-- Written request --
Please find all lines in the data that hold the string "chart" and copy them.

========

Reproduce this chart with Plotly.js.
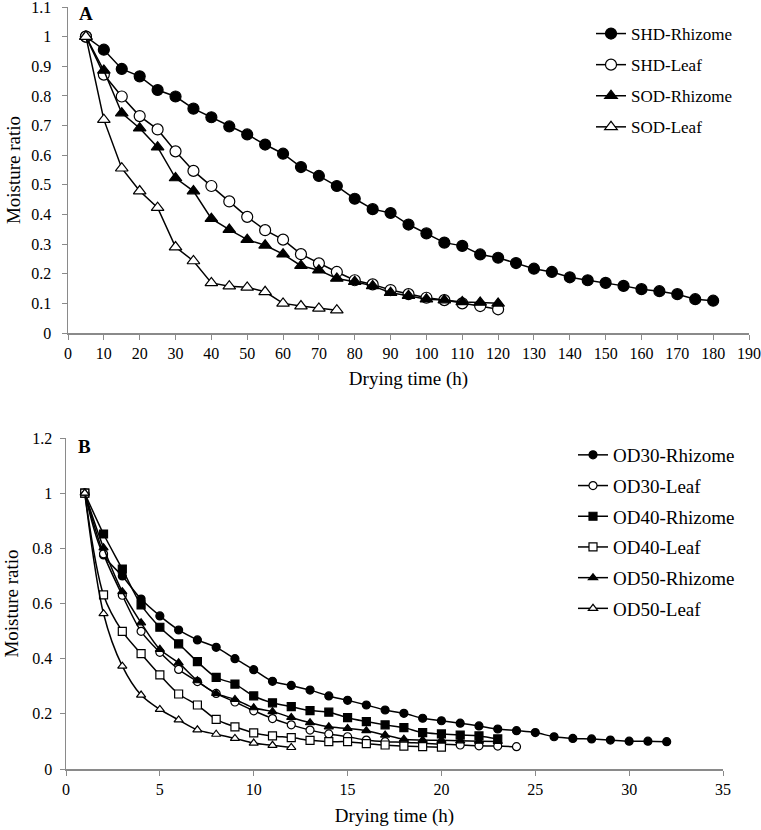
<!DOCTYPE html>
<html>
<head>
<meta charset="utf-8">
<script src="https://cdn.plot.ly/plotly-3.0.1.min.js"></script>
<style>
  html, body { margin: 0; padding: 0; background: #fff; }
  #chart { width: 761px; height: 830px; }
</style>
</head>
<body>
<div id="chart"></div>
<script>
// Panel A - sun / shade drying (hours)
const shdTime = [5, 10, 15, 20, 25, 30, 35, 40, 45, 50, 55, 60, 65, 70, 75, 80, 85, 90,
  95, 100, 105, 110, 115, 120, 125, 130, 135, 140, 145, 150, 155, 160, 165, 170, 175, 180];
const shdRhizome = [1.0, 0.956, 0.891, 0.866, 0.82, 0.798, 0.757, 0.728, 0.697, 0.67, 0.636, 0.605,
  0.56, 0.53, 0.496, 0.453, 0.418, 0.405, 0.366, 0.336, 0.305, 0.294, 0.265, 0.254,
  0.236, 0.217, 0.206, 0.188, 0.178, 0.169, 0.159, 0.148, 0.141, 0.131, 0.114, 0.109];
const leafTimeA = [5, 10, 15, 20, 25, 30, 35, 40, 45, 50, 55, 60, 65, 70, 75, 80, 85, 90,
  95, 100, 105, 110, 115, 120];
const shdLeaf = [1.0, 0.872, 0.798, 0.732, 0.687, 0.613, 0.547, 0.496, 0.444, 0.392, 0.347, 0.315,
  0.266, 0.235, 0.206, 0.178, 0.164, 0.145, 0.131, 0.119, 0.111, 0.1, 0.091, 0.08];
const sodRhizome = [1.0, 0.886, 0.742, 0.691, 0.627, 0.523, 0.479, 0.386, 0.349, 0.315, 0.296, 0.266,
  0.227, 0.212, 0.184, 0.173, 0.159, 0.136, 0.126, 0.114, 0.111, 0.105, 0.103, 0.1];
const sodLeafTime = [5, 10, 15, 20, 25, 30, 35, 40, 45, 50, 55, 60, 65, 70, 75];
const sodLeaf = [1.0, 0.72, 0.556, 0.479, 0.423, 0.29, 0.243, 0.169, 0.158, 0.154, 0.139, 0.1,
  0.091, 0.083, 0.077];

// Panel B - oven drying (hours)
const od30RhizomeTime = [1, 2, 3, 4, 5, 6, 7, 8, 9, 10, 11, 12, 13, 14, 15, 16, 17, 18, 19, 20,
  21, 22, 23, 24, 25, 26, 27, 28, 29, 30, 31, 32];
const od30Rhizome = [1.0, 0.776, 0.7, 0.616, 0.555, 0.504, 0.468, 0.441, 0.4, 0.36, 0.318, 0.303,
  0.286, 0.265, 0.249, 0.232, 0.214, 0.202, 0.184, 0.175, 0.166, 0.156, 0.145, 0.139,
  0.132, 0.117, 0.111, 0.109, 0.105, 0.101, 0.101, 0.099];
const od30LeafTime = [1, 2, 3, 4, 5, 6, 7, 8, 9, 10, 11, 12, 13, 14, 15, 16, 17, 18, 19, 20,
  21, 22, 23, 24];
const od30Leaf = [1.0, 0.78, 0.63, 0.499, 0.423, 0.361, 0.317, 0.274, 0.243, 0.211, 0.183, 0.16,
  0.141, 0.127, 0.117, 0.105, 0.099, 0.097, 0.093, 0.09, 0.087, 0.084, 0.083, 0.081];
const od40RhizomeTime = [1, 2, 3, 4, 5, 6, 7, 8, 9, 10, 11, 12, 13, 14, 15, 16, 17, 18, 19, 20,
  21, 22, 23];
const od40Rhizome = [1.0, 0.852, 0.725, 0.595, 0.514, 0.454, 0.389, 0.332, 0.308, 0.265, 0.24, 0.226,
  0.212, 0.206, 0.186, 0.172, 0.16, 0.15, 0.132, 0.127, 0.123, 0.12, 0.109];
const od40LeafTime = [1, 2, 3, 4, 5, 6, 7, 8, 9, 10, 11, 12, 13, 14, 15, 16, 17, 18, 19, 20];
const od40Leaf = [1.0, 0.631, 0.499, 0.418, 0.341, 0.272, 0.232, 0.18, 0.153, 0.131, 0.12, 0.114,
  0.104, 0.099, 0.099, 0.092, 0.087, 0.083, 0.081, 0.079];
const od50RhizomeTime = [1, 2, 3, 4, 5, 6, 7, 8, 9, 10, 11, 12, 13, 14, 15, 16, 17, 18, 19, 20,
  21, 22, 23];
const od50Rhizome = [1.0, 0.802, 0.643, 0.53, 0.434, 0.385, 0.32, 0.274, 0.252, 0.222, 0.208, 0.187,
  0.168, 0.153, 0.147, 0.139, 0.123, 0.108, 0.105, 0.104, 0.102, 0.101, 0.1];
const od50LeafTime = [1, 2, 3, 4, 5, 6, 7, 8, 9, 10, 11, 12];
const od50Leaf = [1.0, 0.563, 0.373, 0.268, 0.216, 0.178, 0.142, 0.126, 0.111, 0.094, 0.086, 0.078];

const serif = "'Liberation Serif', 'DejaVu Serif', serif";
const axisGrey = '#8a8a8a';

// one line+marker trace
function series(name, x, y, symbol, filled, size, panel) {
  const b = panel === 'B';
  return {
    x: x, y: y, name: name, type: 'scatter', mode: 'lines+markers',
    xaxis: b ? 'x2' : 'x', yaxis: b ? 'y2' : 'y',
    legend: b ? 'legend2' : 'legend', legendgroup: name,
    line: { color: '#000', width: 1.5, shape: b ? 'spline' : 'linear', smoothing: 0.9 },
    marker: {
      symbol: symbol, size: size,
      color: filled ? '#000' : '#fff',
      line: { color: '#000', width: 1.2 }
    }
  };
}

const data = [
  series('SHD-Rhizome', shdTime, shdRhizome, 'circle', true, 11, 'A'),
  series('SHD-Leaf', leafTimeA, shdLeaf, 'circle', false, 11, 'A'),
  series('SOD-Rhizome', leafTimeA, sodRhizome, 'triangle-up', true, 11, 'A'),
  series('SOD-Leaf', sodLeafTime, sodLeaf, 'triangle-up', false, 11, 'A'),
  series('OD30-Rhizome', od30RhizomeTime, od30Rhizome, 'circle', true, 8, 'B'),
  series('OD30-Leaf', od30LeafTime, od30Leaf, 'circle', false, 8, 'B'),
  series('OD40-Rhizome', od40RhizomeTime, od40Rhizome, 'square', true, 8, 'B'),
  series('OD40-Leaf', od40LeafTime, od40Leaf, 'square', false, 8, 'B'),
  series('OD50-Rhizome', od50RhizomeTime, od50Rhizome, 'triangle-up', true, 8, 'B'),
  series('OD50-Leaf', od50LeafTime, od50Leaf, 'triangle-up', false, 8, 'B')
];

function axis(extra) {
  return Object.assign({
    showgrid: false, zeroline: false, showline: true,
    linecolor: axisGrey, linewidth: 1.5,
    ticks: 'outside', ticklen: 5, tickcolor: axisGrey, tickwidth: 1,
    tickfont: { family: serif, size: 16, color: '#000' },
    ticklabeloverflow: 'allow',
    fixedrange: true
  }, extra);
}

const W = 761, H = 830;
const px = v => v / W;
const py = v => 1 - v / H;

const layout = {
  width: W, height: H,
  margin: { l: 0, r: 0, t: 0, b: 0 },
  paper_bgcolor: '#fff', plot_bgcolor: '#fff',
  font: { family: serif, color: '#000' },
  xaxis: axis({
    domain: [px(68), px(749)], anchor: 'y', range: [0, 190], dtick: 10,
    title: { text: 'Drying time (h)', font: { family: serif, size: 19 }, standoff: 11 }
  }),
  yaxis: axis({
    domain: [py(333), py(7)], anchor: 'x', range: [0, 1.1001], dtick: 0.1,
    ticklabelstandoff: 7,
    title: { text: 'Moisture ratio', font: { family: serif, size: 19 }, standoff: 5 }
  }),
  xaxis2: axis({
    domain: [px(66), px(723)], anchor: 'y2', range: [0, 35], dtick: 5,
    title: { text: 'Drying time (h)', font: { family: serif, size: 19 }, standoff: 12 }
  }),
  yaxis2: axis({
    domain: [py(769), py(438)], anchor: 'x2', range: [0, 1.2001], dtick: 0.2,
    ticklabelstandoff: 4,
    title: { text: 'Moisture ratio', font: { family: serif, size: 19 }, standoff: 8 }
  }),
  legend: {
    x: px(591), y: py(16), xanchor: 'left', yanchor: 'top',
    traceorder: 'grouped', tracegroupgap: 6,
    font: { family: serif, size: 17, color: '#000' },
    bgcolor: 'rgba(0,0,0,0)'
  },
  legend2: {
    x: px(573), y: py(436), xanchor: 'left', yanchor: 'top',
    traceorder: 'grouped', tracegroupgap: 3,
    font: { family: serif, size: 19, color: '#000' },
    bgcolor: 'rgba(0,0,0,0)'
  },
  annotations: [
    { text: '<b>A</b>', x: px(86), y: py(13), xref: 'paper', yref: 'paper',
      xanchor: 'center', yanchor: 'middle',
      showarrow: false, font: { family: serif, size: 19, color: '#000' } },
    { text: '<b>B</b>', x: px(84), y: py(446), xref: 'paper', yref: 'paper',
      xanchor: 'center', yanchor: 'middle',
      showarrow: false, font: { family: serif, size: 19, color: '#000' } }
  ],
  showlegend: true
};

Plotly.newPlot('chart', data, layout, { displayModeBar: false, staticPlot: true });
</script>
</body>
</html>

========

-- Task solution --
Reproduce this chart with Plotly.js.
  #chart { width: 761px; height: 830px; }
<div id="chart"></div>
Plotly.newPlot('chart', data, layout, { displayModeBar: false, staticPlot: true });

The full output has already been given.